McCoy then picks up Cat and carries him up the fire escape to his apartment where he gets him something to eat.
A woman named Alexis (Dyan Cannon) shows up at the apartment and comments on what a pretty cat Cat is.
Sure enough, McCoy and Alexis start to kiss with Cat in between them. One of the many scenes of cats caught between kisses on film!
Cat is then seen under the pool table / bed as the couple lie on top together after what was presumably some love making.
Cat is only seen again at the end of the film when McCoy comes home to find Alexis. Alexis has fed Cat, who is eating on the counter.
Previously Morris the Cat made a name for himself as a commercial spokescat for Nine Lives cat food, winning a PATSY award for his commercial work (the award was accepted by Morris’ trainer Robert Martwick.) This was Morris’ big screen debut, as explained in his official biography by Mary Daniels in 1974.
According to the bio, the film was shot in Brooklyn and Morris was brought on location for his role. Interestingly enough, it says his first scene entailed Morris approaching Reynolds after McCoy is beat up and licking the man’s face. Reynolds was then to move to the bathtub where he is found the next day. The memorable scene with Morris sitting beside Burt in the tub and being found there by Springy was not planned, but Morris performed so well the director went with it. The part leading up to this iconic scene appears to have been left on the cutting room floor.

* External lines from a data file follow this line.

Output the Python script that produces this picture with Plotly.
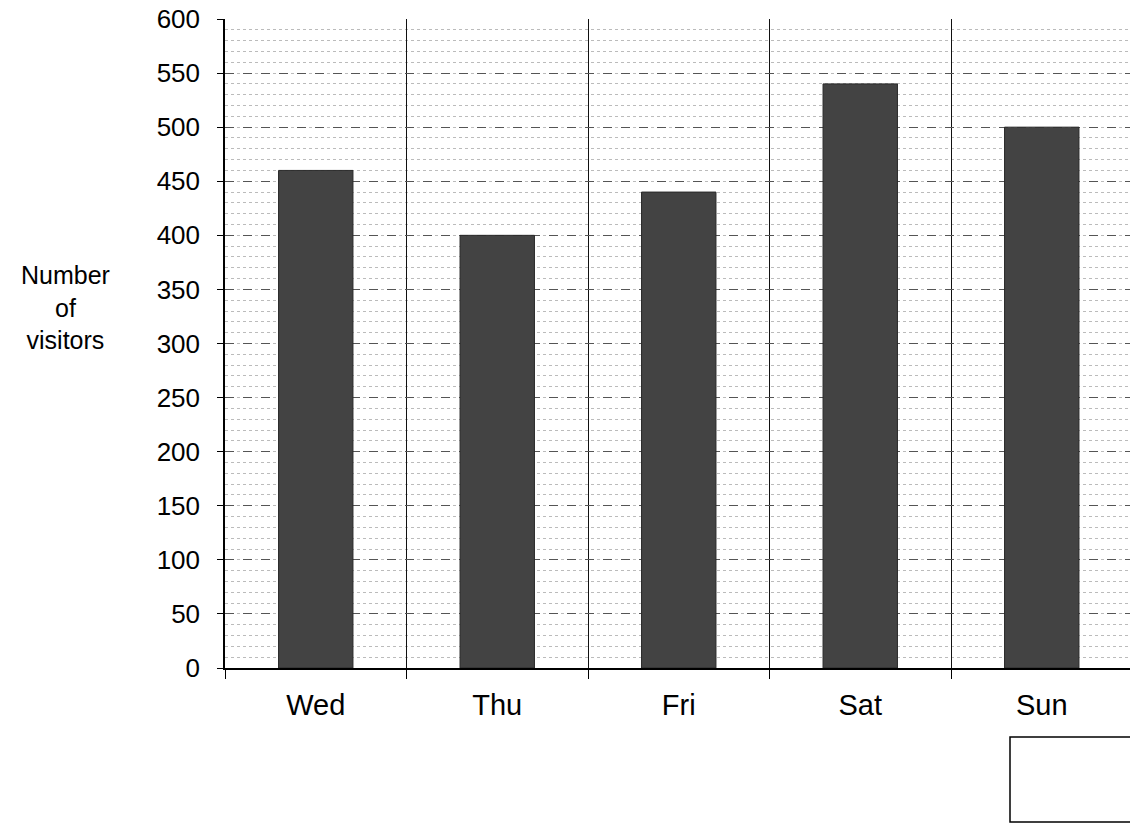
import plotly.graph_objects as go

days = ["Wed", "Thu", "Fri", "Sat", "Sun"]
visitors = [460, 400, 440, 540, 500]
y_ticks = list(range(0, 601, 50))
y_title = "Number<br>of<br>visitors"

fig = go.Figure()
fig.add_trace(go.Bar(
    x=days, y=visitors,
    marker=dict(color="#434343", line=dict(color="#2a2a2a", width=1)),
    width=0.41,
))

W, H = 1130, 823
L, R, T, B = 225, 0, 19, 155
PW, PH = W - L - R, H - T - B
CAT_PX = 181.5


def px(sx):  # screen x -> paper
    return (sx - L) / PW


def py(sy):  # screen y -> paper
    return (H - B - sy) / PH


fig.update_layout(
    width=W, height=H,
    margin=dict(l=L, r=R, t=T, b=B, pad=0, autoexpand=False),
    paper_bgcolor="white", plot_bgcolor="white",
    showlegend=False,
    font=dict(family="Liberation Sans, Arial, sans-serif", size=26, color="black"),
    bargap=0.59,
)
fig.update_xaxes(
    range=[-0.5, -0.5 + PW / CAT_PX],
    automargin=False,
    tickson="boundaries",
    showgrid=True, gridcolor="#111", gridwidth=1,
    ticks="outside", ticklen=9, tickcolor="black",
    showline=True, linecolor="black", linewidth=1.5,
    tickfont=dict(size=29),
    ticklabelstandoff=10,
)
fig.update_yaxes(
    range=[0, 600],
    automargin=False,
    tickvals=y_ticks,
    ticks="outside", ticklen=6, tickcolor="black",
    showline=True, linecolor="black", linewidth=1.5,
    showgrid=True, gridcolor="#555", gridwidth=1, griddash="dash",
    minor=dict(dtick=10, showgrid=True, gridcolor="#bbbbbb", griddash="dot", gridwidth=1),
    tickfont=dict(size=26),
    ticklabelstandoff=12,
    ticklabeloverflow="allow",
    zeroline=False,
)

fig.add_annotation(
    text=y_title, xref="paper", yref="paper",
    x=px(65), y=py(307),
    showarrow=False, font=dict(size=25), align="center",
    xanchor="center", yanchor="middle",
)

fig.add_shape(
    type="rect", xref="paper", yref="paper",
    x0=px(1010), x1=px(1140),
    y0=py(822), y1=py(737),
    line=dict(color="black", width=1.5), fillcolor="white",
)

fig.write_html(
    "out.html",
    config={"displayModeBar": False},
    post_script="document.body.style.margin='0';document.body.style.overflow='hidden';",
)
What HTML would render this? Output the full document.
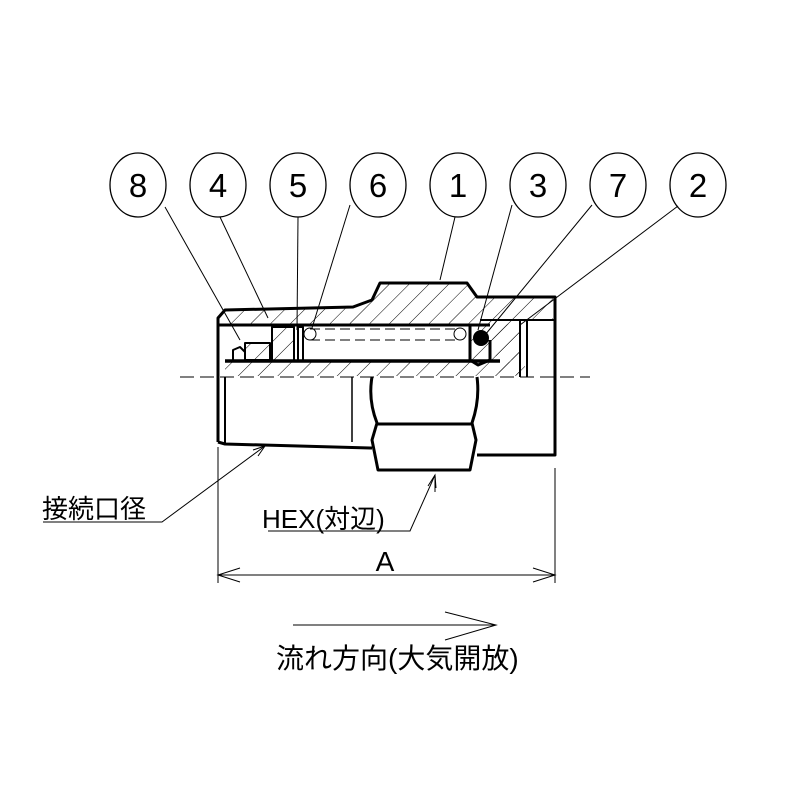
<!DOCTYPE html>
<html><head><meta charset="utf-8"><style>body{margin:0;background:#fff}svg{display:block}</style></head>
<body>
<svg width="800" height="800" viewBox="0 0 800 800" xmlns="http://www.w3.org/2000/svg" font-family="Liberation Sans, Noto Sans CJK JP, sans-serif">
<defs>
<pattern id="h" width="14" height="14" patternUnits="userSpaceOnUse" patternTransform="rotate(45)">
<line x1="0" y1="0" x2="0" y2="14" stroke="#000" stroke-width="1"/></pattern>
</defs>
<g fill="none" stroke="#000" stroke-width="1.3">
<ellipse cx="138" cy="185" rx="28" ry="32"/><ellipse cx="218" cy="185" rx="28" ry="32"/>
<ellipse cx="298" cy="185" rx="28" ry="32"/><ellipse cx="378" cy="185" rx="28" ry="32"/>
<ellipse cx="458" cy="185" rx="28" ry="32"/><ellipse cx="538" cy="185" rx="28" ry="32"/>
<ellipse cx="618" cy="185" rx="28" ry="32"/><ellipse cx="698" cy="185" rx="28" ry="32"/>
</g>
<g font-size="33" text-anchor="middle">
<text x="138" y="197">8</text><text x="218" y="197">4</text><text x="298" y="197">5</text><text x="378" y="197">6</text>
<text x="458" y="197">1</text><text x="538" y="197">3</text><text x="618" y="197">7</text><text x="698" y="197">2</text>
</g>
<g stroke="#000" stroke-width="1">
<line x1="165" y1="207" x2="240" y2="340"/><line x1="220" y1="217" x2="268" y2="318"/>
<line x1="298" y1="217" x2="297" y2="330"/><line x1="350" y1="205" x2="312" y2="328"/>
<line x1="455" y1="217" x2="440" y2="280"/><line x1="512" y1="205" x2="478" y2="330"/>
<line x1="592" y1="205" x2="485" y2="335"/><line x1="678" y1="206" x2="520" y2="325"/>
</g>
<g fill="url(#h)" stroke="none">
<polygon points="222,318 225,310 353,307 372,300 380,283 467,283 477,297 553,297 553,320 520,320 520,360 470,360 470,325 222,325"/>
<rect x="225" y="362" width="300" height="14"/>
<rect x="245" y="343" width="25" height="18"/><rect x="272" y="327" width="22" height="34"/>
<polygon points="490,330 520,320 520,375 500,375"/>
</g>
<g fill="none" stroke="#000" stroke-width="3" stroke-linejoin="round">
<polyline points="218,442 218,318 225,310 353,307 372,300 380,283 467,283 477,297 555,297 555,455 477,455"/>
<line x1="218" y1="325" x2="490" y2="325"/>
<line x1="225" y1="361" x2="500" y2="361" stroke-width="3.5"/>
<rect x="272" y="327" width="22" height="34" stroke-width="2"/>
<rect x="298" y="327" width="5" height="34" stroke-width="2"/>
<polyline points="233,360 233,350 240,347 245,352 245,360" stroke-width="2"/>
<rect x="245" y="343" width="25" height="17" stroke-width="2"/>
<polyline points="218,442 225,444 370,448 372,448"/>
<line x1="225" y1="377" x2="225" y2="444" stroke-width="2"/>
<line x1="352" y1="377" x2="352" y2="442" stroke-width="1.5"/>
<path d="M372,377 Q368,400 377,423 L372,440 L378,470 L470,470 L476,440 L472,423 Q480,400 477,377"/>
<line x1="377" y1="424" x2="472" y2="424"/>
<path d="M470,325 L470,360 L478,365 L490,360 L490,340"/>
<line x1="520" y1="320" x2="520" y2="377" stroke-width="2"/>
<line x1="527" y1="320" x2="527" y2="377" stroke-width="2"/>
<line x1="480" y1="320" x2="555" y2="320" stroke-width="2"/>
</g>
<circle cx="481" cy="338" r="8" fill="#000"/>
<g fill="none" stroke="#000" stroke-width="1">
<circle cx="310" cy="334" r="6"/><circle cx="460" cy="334" r="6"/>
<line x1="310" y1="329" x2="460" y2="329" stroke-dasharray="10,5"/>
<line x1="310" y1="340" x2="460" y2="340" stroke-dasharray="10,5"/>
<line x1="180" y1="377" x2="590" y2="377" stroke-dasharray="14,6"/>
<line x1="218" y1="447" x2="218" y2="583"/><line x1="555" y1="468" x2="555" y2="583"/>
<line x1="218" y1="575" x2="555" y2="575"/>
<polyline points="240,568 218,575 240,582"/><polyline points="533,568 555,575 533,582"/>
<polyline points="43,522 162,522 265,446"/><polyline points="253,450 265,446 258,456"/>
<polyline points="268,531 410,531 435,475"/><polyline points="428,486 435,475 436,488"/>
<line x1="435" y1="475" x2="435" y2="492"/>
<line x1="293" y1="625" x2="496" y2="625"/><polyline points="445,612 496,625 445,640"/>
</g>
<text x="385" y="571" font-size="28" text-anchor="middle">A</text>
<text x="42" y="518" font-size="26">接続口径</text>
<text x="262" y="528" font-size="26">HEX(対辺)</text>
<text x="276" y="668" font-size="28">流れ方向(大気開放)</text>
</svg>
</body></html>
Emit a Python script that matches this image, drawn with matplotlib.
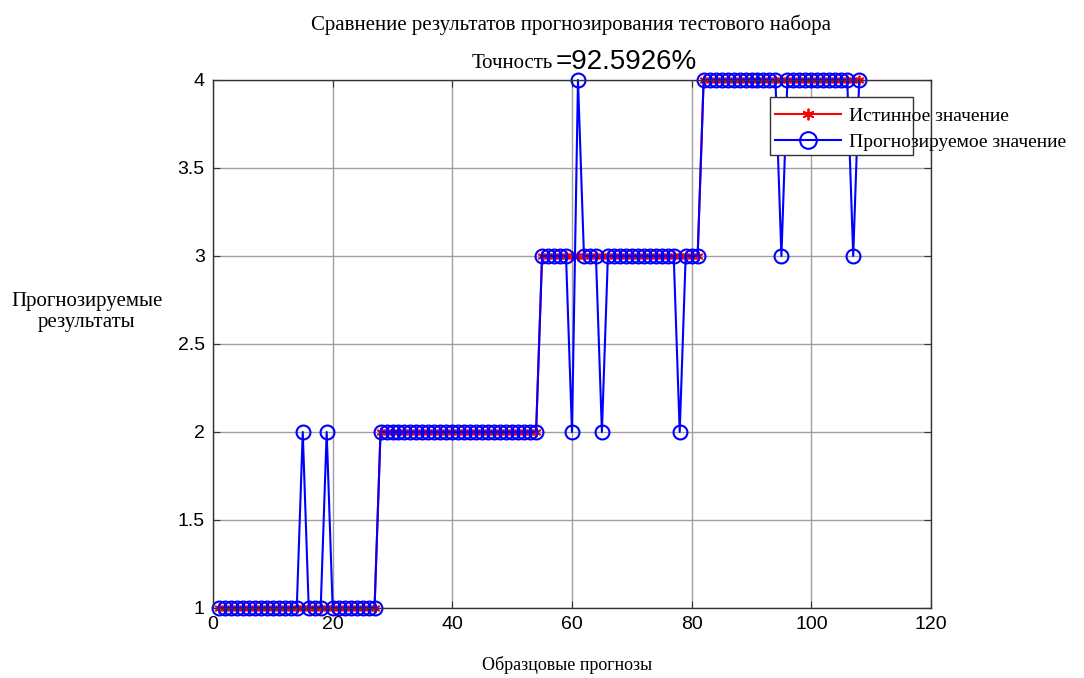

Reynolds was quoted as saying, “I found Morris to be the most unselfish actor I’ve ever worked with in terms of the camera, but when it came to love scenes he was awfully selfish, I felt, and concentrated on his own gratification. However, that alone would probably make him a star.”
Morris is often erroneously credited as having also appeared in The Long Goodbye, but the biography states that Morris turned the role down because he was worried about being typecast. We suspect cat actor Orangey appeared in the other film opposite Elliott Gould.
Final Mewsings: Real men give cats head butts.